There are several books covering this ground out there, and some have received a lot more publicity than this project. But they all have an obvious agenda, either in attack or defence, and crucially, are often riddled with inaccuracies. Repeating oft told tales from secondary sources does not suddenly make them right. What the Separate Identity authors have done is go back to primary sources where they exist, and to search out what no-one else knew did exist. And then they have attempted to be as even-handed and as objective as is possible. As someone who strives to write “neutrally” - even though like everyone else I have my own point of view on some matters - I appreciate the authors’ general approach.
So where to review? The biggest site of all has to be Amazon. Actually, Amazon is a number of sites, because different countries have their own version that publish country-specific reviews and in their own languages. So why not check yours? See what has been written - if anything. If there are reviews there, can you add another? If there are no reviews at all as yet, can you be a groundbreaker? I note that Rachael asks people to post to the American Amazon site. The problem here is that if you are using your own country-specific Amazon site, the American reviews do not show up on it, unless you are motivated to go looking for them. Using a belt and braces approach, if you write a review, why not try and post it on both.
Realistically these books are not going to be best-sellers, although I know Rachael would love them to be. Best-sellers tend to be overblown fiction or lucky school text books. Unless you are hit by an extreme fluke, if you want to make real money, get a “proper job.” But they add to knowledge in a specialised field. That should be its own reward, although covering research costs from sales is an obvious plus, and helps to fund continuing investigation.
So what about it? If you enjoyed Separate Identity and found it of value, then spend a few minutes and say so. If you have a possible comment to make on an existing review out there, then make it. I admit that I rarely read all the reviews on materials I might purchase, but I do notice the volume of reviews and the starring system that sites use.
So again - can you help?
As a“filler”, below is one of the reviews I wrote a couple of years ago. To issue the standard sort of disclaimer, the opinions expressed in this review are the writer’s own and do not necessarily reflect the views of the blog owners.
This is the history or rather the pre-history of the Bible Student movement associated with Charles Taze Russell. He founded a magazine (still published today) originally called Zion’s Watch Tower and Herald of Christ’s Presence. It started in 1879, and yet this first lengthy volume only takes the reader up to that year. There is a massive untold story before that year, and this is the only volume to my knowledge that really does that justice.
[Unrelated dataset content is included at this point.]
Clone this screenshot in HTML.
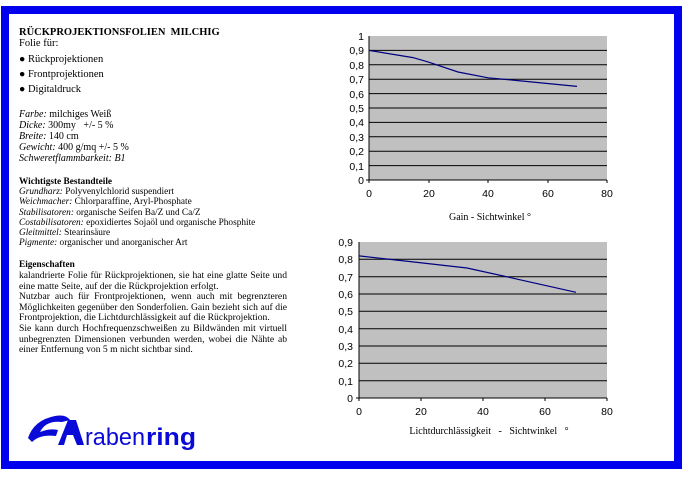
<!DOCTYPE html>
<html><head><meta charset="utf-8"><style>
body{margin:0;width:688px;height:488px;background:#fff;position:relative;overflow:hidden;font-family:"Liberation Serif",serif;color:#000}
.frame{position:absolute;left:1px;top:6px;width:665px;height:447px;border:8px solid #0000ee;background:#fff}
.t{position:absolute;left:19px;font-size:10px;line-height:10.5px;white-space:nowrap}
i{font-style:italic}
.p{position:absolute;left:19px;top:271px;width:268px;font-size:9.6px;line-height:10.6px;text-align:justify}
</style></head><body>
<div class="frame"></div>
<div class="t" style="top:28px;font-weight:bold;font-size:10.5px">RÜCKPROJEKTIONSFOLIEN&nbsp; MILCHIG</div>
<div class="t" style="top:39px;font-size:10.5px">Folie für:</div>
<div class="t" style="top:55px;font-size:10.5px">● Rückprojektionen</div>
<div class="t" style="top:70px;font-size:10.5px">● Frontprojektionen</div>
<div class="t" style="top:85px;font-size:10.5px">● Digitaldruck</div>
<div class="t" style="top:109px;line-height:11px"><i>Farbe:</i> milchiges Weiß<br><i>Dicke:</i> 300my&nbsp;&nbsp; +/- 5 %<br><i>Breite:</i> 140 cm<br><i>Gewicht:</i> 400 g/mq +/- 5 %<br><i>Schweretflammbarkeit: B1</i></div>
<div class="t" style="top:177px;font-size:9.3px;line-height:10.2px"><b>Wichtigste Bestandteile</b><br><i>Grundharz:</i> Polyvenylchlorid suspendiert<br><i>Weichmacher:</i> Chlorparaffine, Aryl-Phosphate<br><i>Stabilisatoren:</i> organische Seifen Ba/Z und Ca/Z<br><i>Costabilisatoren:</i> epoxidiertes Sojaöl und organische Phosphite<br><i>Gleitmittel:</i> Stearinsäure<br><i>Pigmente:</i> organischer und anorganischer Art</div>
<div class="t" style="top:260px;font-size:9.3px"><b>Eigenschaften</b></div>
<div class="p">kalandrierte Folie für Rückprojektionen, sie hat eine glatte Seite und eine matte Seite, auf der die Rückprojektion erfolgt.<br>Nutzbar auch für Frontprojektionen, wenn auch mit begrenzteren Möglichkeiten gegenüber den Sonderfolien. Gain bezieht sich auf die Frontprojektion, die Lichtdurchlässigkeit auf die Rückprojektion.<br>Sie kann durch Hochfrequenzschweißen zu Bildwänden mit virtuell unbegrenzten Dimensionen verbunden werden, wobei die Nähte ab einer Entfernung von 5 m nicht sichtbar sind.</div>
<svg style="position:absolute;left:0;top:0" width="688" height="488" font-family="Liberation Sans, sans-serif" font-size="10.5">
<g fill="#0a0ad8">
<path d="M28 438 Q34 420 55 416 Q66 414 70 420 L62 422 Q46 420 40 432 Q50 428 58 430 L56 436 Q40 434 32 442 Z"/>
<path d="M58 445 L68 420 L76 420 L84 445 L77 445 L73 435 L67 435 L64 445 Z"/>
<text x="85" y="445" font-size="24" font-family="Liberation Sans, sans-serif" textLength="60" lengthAdjust="spacingAndGlyphs">raben</text>
<text x="146" y="445" font-size="24" font-weight="bold" font-family="Liberation Sans, sans-serif" textLength="50" lengthAdjust="spacingAndGlyphs">ring</text>
</g>
<rect x="369" y="36" width="238" height="144" fill="#c0c0c0"/>
<g stroke="#000" stroke-width="1">
<line x1="369" x2="607" y1="50.4" y2="50.4"/><line x1="369" x2="607" y1="64.8" y2="64.8"/><line x1="369" x2="607" y1="79.2" y2="79.2"/><line x1="369" x2="607" y1="93.6" y2="93.6"/><line x1="369" x2="607" y1="108" y2="108"/><line x1="369" x2="607" y1="122.4" y2="122.4"/><line x1="369" x2="607" y1="136.8" y2="136.8"/><line x1="369" x2="607" y1="151.2" y2="151.2"/><line x1="369" x2="607" y1="165.6" y2="165.6"/>
<line x1="369" x2="369" y1="36" y2="183"/><line x1="366" x2="607" y1="180" y2="180"/>
<line x1="429" x2="429" y1="180" y2="183"/><line x1="488" x2="488" y1="180" y2="183"/><line x1="548" x2="548" y1="180" y2="183"/><line x1="607" x2="607" y1="180" y2="183"/>
</g>
<polyline fill="none" stroke="#000080" stroke-width="1.2" points="369,50.4 413,57.6 428,61.9 458,72 488,77.8 518,80.6 577,86.4"/>
<g text-anchor="end"><text x="364" y="40">1</text><text x="364" y="54">0,9</text><text x="364" y="69">0,8</text><text x="364" y="83">0,7</text><text x="364" y="98">0,6</text><text x="364" y="112">0,5</text><text x="364" y="126">0,4</text><text x="364" y="141">0,3</text><text x="364" y="155">0,2</text><text x="364" y="170">0,1</text><text x="364" y="184">0</text></g>
<g text-anchor="middle"><text x="369" y="197">0</text><text x="429" y="197">20</text><text x="488" y="197">40</text><text x="548" y="197">60</text><text x="607" y="197">80</text>
<text x="490" y="220" font-family="Liberation Serif, serif" font-size="10">Gain - Sichtwinkel °</text></g>
<rect x="359" y="242" width="248" height="156" fill="#c0c0c0"/>
<g stroke="#000" stroke-width="1">
<line x1="359" x2="607" y1="259.3" y2="259.3"/><line x1="359" x2="607" y1="276.7" y2="276.7"/><line x1="359" x2="607" y1="294" y2="294"/><line x1="359" x2="607" y1="311.3" y2="311.3"/><line x1="359" x2="607" y1="328.7" y2="328.7"/><line x1="359" x2="607" y1="346" y2="346"/><line x1="359" x2="607" y1="363.3" y2="363.3"/><line x1="359" x2="607" y1="380.7" y2="380.7"/>
<line x1="359" x2="359" y1="242" y2="401"/><line x1="356" x2="607" y1="398" y2="398"/>
<line x1="421" x2="421" y1="398" y2="401"/><line x1="483" x2="483" y1="398" y2="401"/><line x1="545" x2="545" y1="398" y2="401"/><line x1="607" x2="607" y1="398" y2="401"/>
</g>
<polyline fill="none" stroke="#000080" stroke-width="1.2" points="359,255.9 405,261 467,268 514,278.4 576,292.3"/>
<g text-anchor="end"><text x="353" y="246">0,9</text><text x="353" y="263">0,8</text><text x="353" y="281">0,7</text><text x="353" y="298">0,6</text><text x="353" y="315">0,5</text><text x="353" y="333">0,4</text><text x="353" y="350">0,3</text><text x="353" y="367">0,2</text><text x="353" y="385">0,1</text><text x="353" y="402">0</text></g>
<g text-anchor="middle"><text x="359" y="415">0</text><text x="421" y="415">20</text><text x="483" y="415">40</text><text x="545" y="415">60</text><text x="607" y="415">80</text>
<text x="489" y="434" font-family="Liberation Serif, serif" font-size="10" xml:space="preserve">Lichtdurchlässigkeit   -   Sichtwinkel   °</text></g>
</svg>
</body></html>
Schulz and de Vienne try hard to be accurate and fair to all concerned. The problem with history is that we all tend to come at it with preconceptions. Perhaps the biggest error we make – even unconsciously - is to try and graft our modern sensibilities onto those of the 19th century. Of course, people are people in any era, but only when you understand the background of the times can you appreciate some of the things they believed and did. And rather than swing between the extremes of adulation and criticism, to understand where they were coming from in all sincerity AT THE TIME.
Also the ideas of Charles Taze Russell did not exist in a vacuum, and this volume brings back to life many of the people he associated with. At the time he willingly gave them credit, but this has tended to be lost as the years have rolled by and the focus has concentrated on one man – a focus distorted by incomplete data. This book has attempted to right that situation.
In recent years there have been several books covering this ground, generally far more sympathetic than past attempts with a specific religious agenda. But for sheer minutia of research, backed up by references of the time, this book is ground breaking. Don’t take my word for it, if you have any interest in this subject or in the general ambience of those times, get it and read it for yourself. Whether your personal beliefs match or differ from these men of 150 years ago, it will complete many pieces of a jigsaw that you likely never knew existed.